Whether one likes it or not, faith (esp Christian faith) won’t go away from political debate. Over this last weekend, there were no less than three faith related stories in the media: the High Court ruled that it was illegal for any local council in Engalnd and Wales to include prayers on its formal agenda; the Christian owners of a Cornish B&B lost their appeal against last year’s ruling that their policy of restricting double rooms to married couples discriminated against a gay couple; and the former Archbishop of Canterbury weighed in to the general debate by saying ‘This is the gradual marginalisation of the Christian faith, being pushed to the outskirts,”. These stories have come against the backdrop of the Prime Minister’s speech just before Christmas when he said that a return to Christian values could counter the country’s “moral collapse”.
Clearly, as a committed Christian, I have something of a vested interest in these issues! However, there has yet to be a high quality public discourse about the relationship between faith – especially Christian faith – and the world of politics and the making of public policy. So much recent discussion (on both sides) has shown little more than the ability to rant, be abusive or demonstrate poverty of thought.
The importance of the debate was highlighted by the executive director of the National Secular Society who said that prayers had been “the cause of tension in a number of local councils… This judgment is an important victory for everyone who wants a secular society, one that neither advantages nor disadvantages people because of their religion or lack of it.”
I suggest that there is a deep flaw in this argument that lies just under the surface.
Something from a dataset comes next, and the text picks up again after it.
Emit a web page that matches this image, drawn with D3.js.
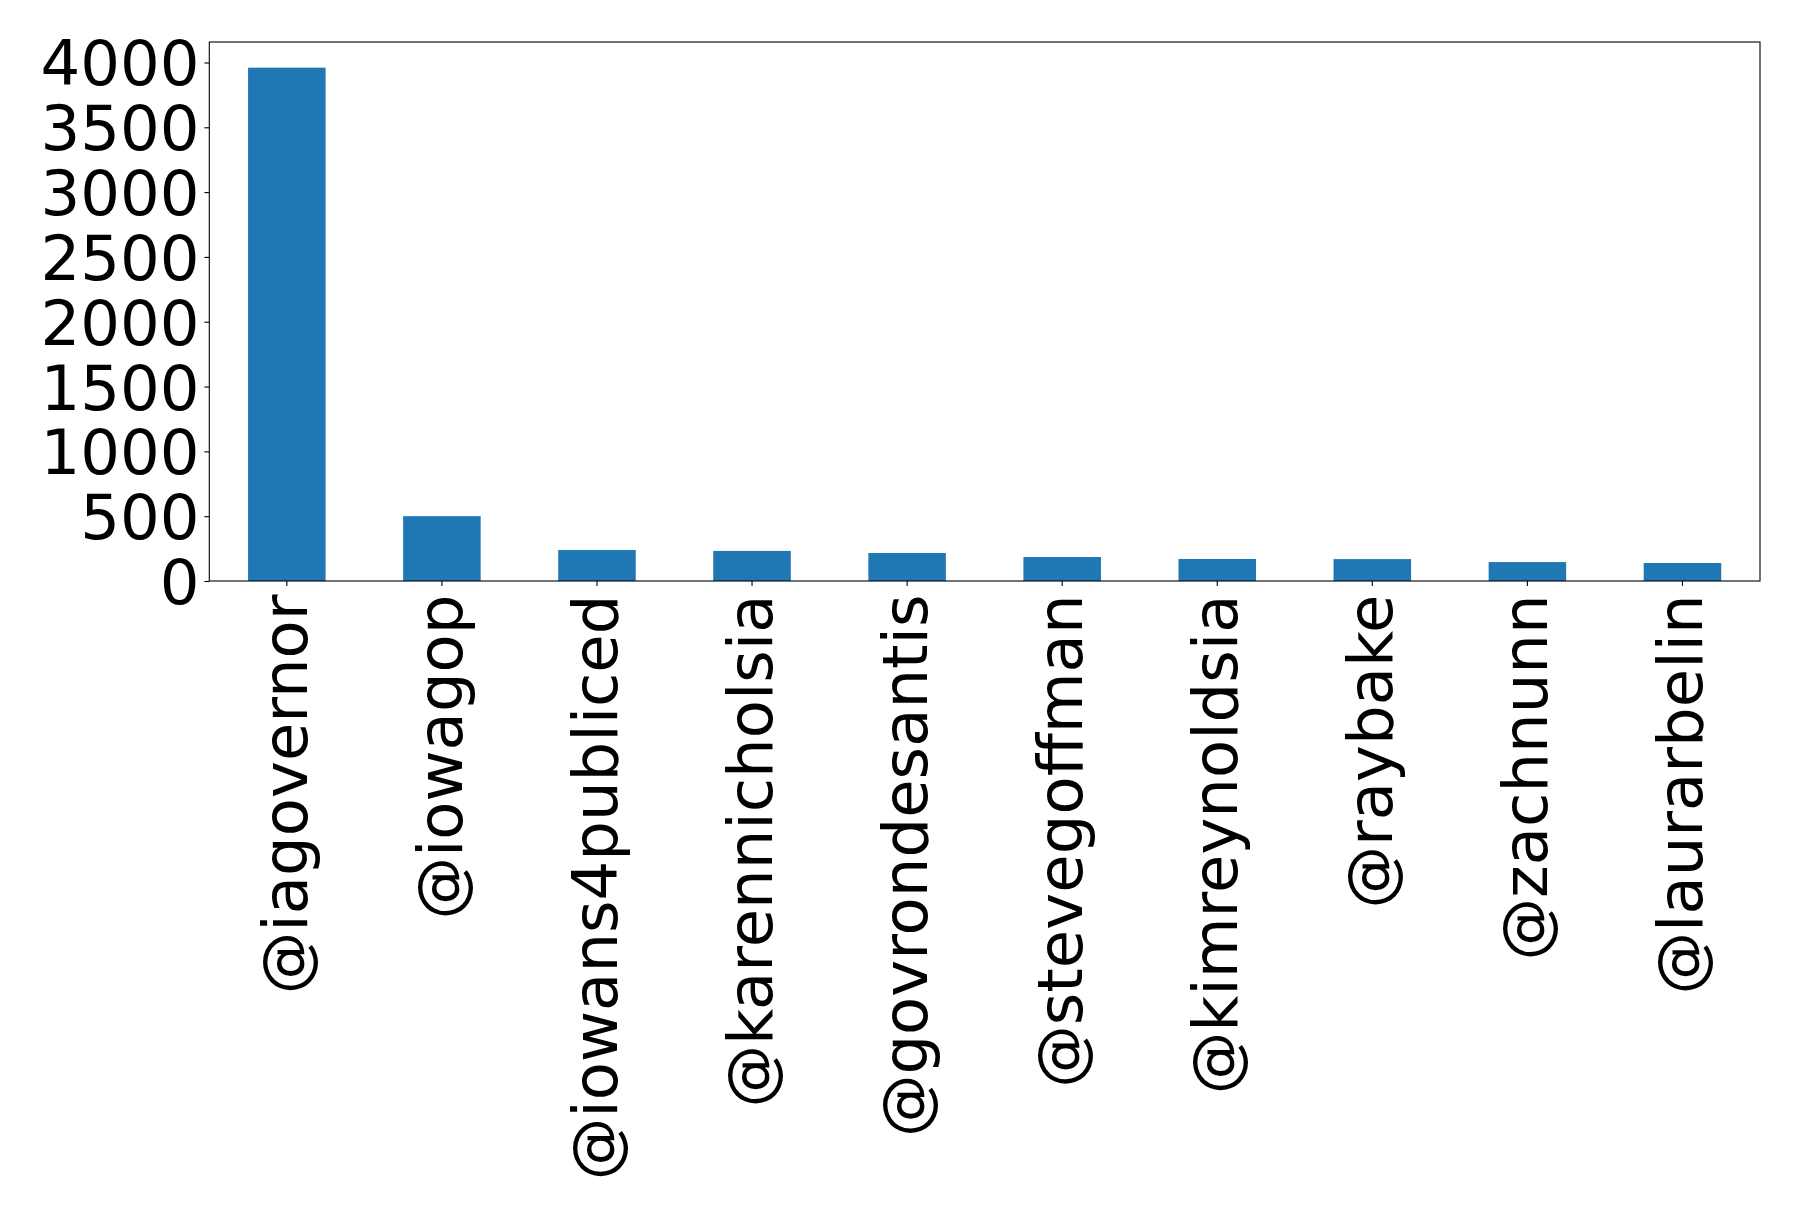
<!DOCTYPE html>
<html>
<head>
<meta charset="utf-8">
<script src="https://cdn.jsdelivr.net/npm/d3@7"></script>
<style>
  body { margin: 0; background: #fff; }
  svg { display: block; }
  .axis text { font-family: "DejaVu Sans", sans-serif; font-size: 62.5px; fill: #000; }
  .axis path, .axis line { stroke: #000; stroke-width: 1.1px; }
</style>
</head>
<body>
<svg width="1798" height="1216"></svg>
<script>
const handles = ['@iagovernor', '@iowagop', '@iowans4publiced', '@karennicholsia', '@govrondesantis',
  '@stevegoffman', '@kimreynoldsia', '@raybake', '@zachnunn', '@laurarbelin'];
const counts = [3960, 500, 239, 232, 216, 185, 170, 169, 146, 139];
const yTicks = [0, 500, 1000, 1500, 2000, 2500, 3000, 3500, 4000];

const svg = d3.select('svg');
svg.append('rect').attr('width', 1798).attr('height', 1216).attr('fill', '#fff');

const plotLeft = 209.3, plotRight = 1760, plotTop = 42, plotBottom = 581;
const width = plotRight - plotLeft;
const height = plotBottom - plotTop;

const chart = svg.append('g')
  .attr('transform', `translate(${plotLeft}, ${plotTop})`);

// pandas style: categories at 0..n-1, bar width 0.5, 0.5 margin on each side
const xScale = d3.scaleBand()
  .range([0, width])
  .domain(handles)
  .paddingInner(0.5)
  .paddingOuter(0.25);

const yScale = d3.scaleLinear()
  .range([height, 0])
  .domain([0, d3.max(counts) * 1.05]);

chart.selectAll('.bar')
  .data(handles)
  .enter()
  .append('rect')
  .attr('class', 'bar')
  .attr('x', (d) => xScale(d))
  .attr('y', (d, i) => yScale(counts[i]))
  .attr('width', xScale.bandwidth())
  .attr('height', (d, i) => height - yScale(counts[i]))
  .attr('fill', '#1f77b4');

const yAxis = chart.append('g')
  .attr('class', 'axis')
  .call(d3.axisLeft(yScale).tickValues(yTicks).tickFormat(d3.format('d'))
    .tickSize(4.9).tickPadding(4.9).tickSizeOuter(0));
yAxis.select('.domain').remove();
yAxis.selectAll('text').attr('dy', '0.36em');

const xAxis = chart.append('g')
  .attr('class', 'axis')
  .attr('transform', `translate(0, ${height})`)
  .call(d3.axisBottom(xScale).tickSize(4.9).tickPadding(4.9).tickSizeOuter(0));
xAxis.select('.domain').remove();
xAxis.selectAll('text')
  .attr('transform', 'rotate(-90)')
  .attr('text-anchor', 'end')
  .attr('x', -13.5)
  .attr('y', 0)
  .attr('dy', '0.32em');

// frame
chart.append('rect')
  .attr('width', width)
  .attr('height', height)
  .attr('fill', 'none')
  .attr('stroke', '#000')
  .attr('stroke-width', 1.1);
</script>
</body>
</html>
It is that secularism in some way occupies neutral ground, or that its approach to civic values, political discourse, and the making of public policy does not encompass a belief system or world view. By definition, it does, since there are values and principles underpinning it. So does a faith based approach. They are both belief systems – and irreconcilable ones at that. A Christian does not want a society that is governed by secular values, and the secularist does not want a society that is governed by Christian (or other faith based) values.
Yet often there is much that is shared. The value of human life; the need for respect towards and generous acceptance of those with whom we disagree; the right not to be discriminated against – to name but a few issues that we can readily agree on.
Neither ‘side’ of the faith/atheist debate can knock out the other – nor should they try, for that simply deepens the antagonism. Nor should anyone go out of their way to be offended. It seems to me that the only way forward is for us to have a thoughtful and gracious multi sided conversation with the aim of building a society where all voices are properly heard and properly respected.
I suggest that it will be to the detriment of us all if any world view is gradually marginalised and pushed to the outskirts.